Scalability should also be designed from the start. Even if the initial rollout is limited, the data model, approval framework, security structure, and reporting architecture should support future entities, practices, currencies, and service offerings. This is where an experienced Odoo implementation partner can help leadership avoid short-term decisions that constrain growth. A scalable design uses common master data standards, modular deployment sequencing, controlled customization, and a continuous improvement backlog governed by business value rather than user preference alone.
- Establish an executive steering committee with representation from delivery, finance, sales, HR, and IT.
- Appoint a business product owner with authority over process decisions and scope prioritization.
- Use a PMO-led governance cadence with weekly workstream reviews and monthly steering decisions.
- Track adoption metrics such as timesheet compliance, project setup accuracy, invoice cycle time, and dashboard usage.
- Plan post-go-live optimization releases for automation, analytics refinement, and additional Odoo applications.

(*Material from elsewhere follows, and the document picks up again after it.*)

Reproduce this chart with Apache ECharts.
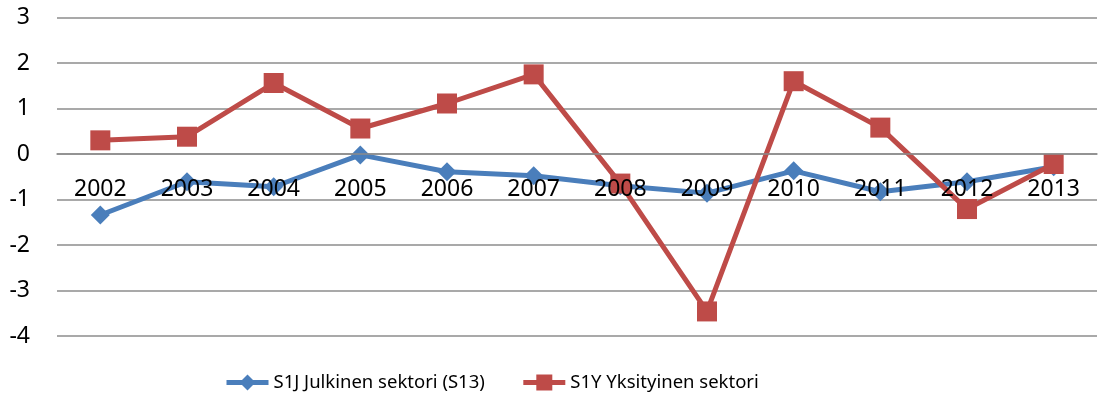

Continuous improvement is the mechanism that protects long-term value
An Odoo implementation should not end at stabilization. Professional services firms evolve quickly through new offerings, acquisitions, pricing changes, and delivery model shifts. Continuous improvement governance ensures the platform remains aligned to the business. This includes release planning, enhancement prioritization, KPI review, training refresh cycles, and periodic process audits. It also includes evaluating when adjacent applications such as Purchase, Inventory, Maintenance, Quality, or Manufacturing should be introduced to support broader service operations.
For SysGenPro, the central principle is straightforward: professional services ERP transformation succeeds when governance, process design, user adoption, and cloud operating discipline are treated as one program. Odoo implementation creates value when it gives leadership a trusted portfolio view, gives delivery teams a consistent execution model, and gives finance a reliable path from work performed to revenue recognized. That is the difference between software deployment and enterprise transformation.